Wildlife officials say a 7-foot alligator was found in the southwestern corner of the state.
The Tennessee Wildlife Resources Agency is alerting residents of migrating alligators after officials spotted a 7-footer in Fayette County near the Wolf River.
While alligators can be dangerous, wildlife officials say this is something many other Americans deal with on a regular basis.
"Alligators migrating into Tennessee is just another species that we must learn to coexist with like many of the other southern states," the TWRA said in a press release.
Even though there are reports of a number of alligator sightings in the area, there doesn't seem to be a large concern for other wildlife just yet. However, gators do feed on many of Tennessee's native wildlife, such as fish, snakes, frogs, turtles, waterfowl, and occasionally deer, possums and raccoons.

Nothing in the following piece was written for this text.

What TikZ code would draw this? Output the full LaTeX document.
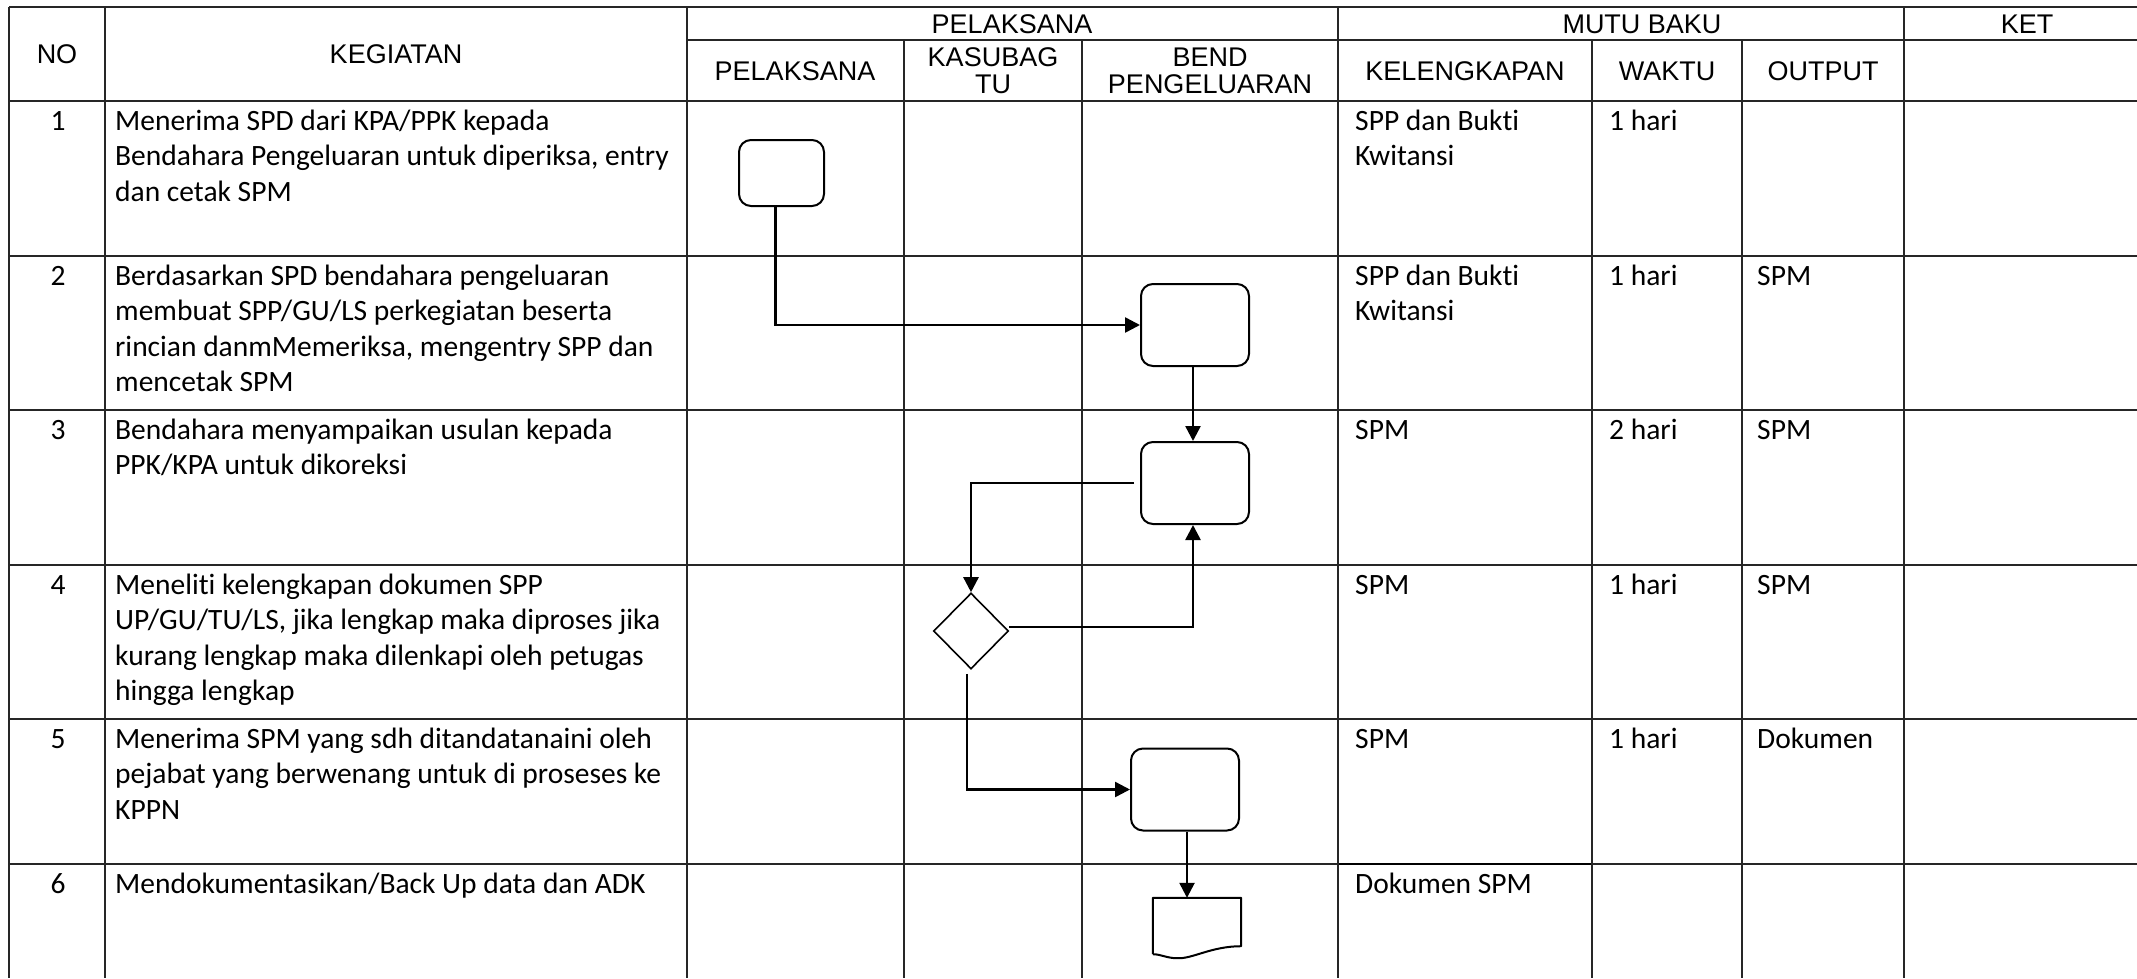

Other states that have experienced the same migration patterns, such as North Carolina, have found that alligators can survive harsh winters with a dormancy process called "brumation," during which they go into something of a hibernation.
"They can withstand periods of ice by sticking their snout out of the water before it freezes, which allows them to continue breathing," the TWRA said.
Because alligators are newcomers to the state, there is no legal hunting season in place, and therefore it's illegal to catch or shoot one of these animals. Officials encourage locals to simply keep a safe distance from any gator they might come across.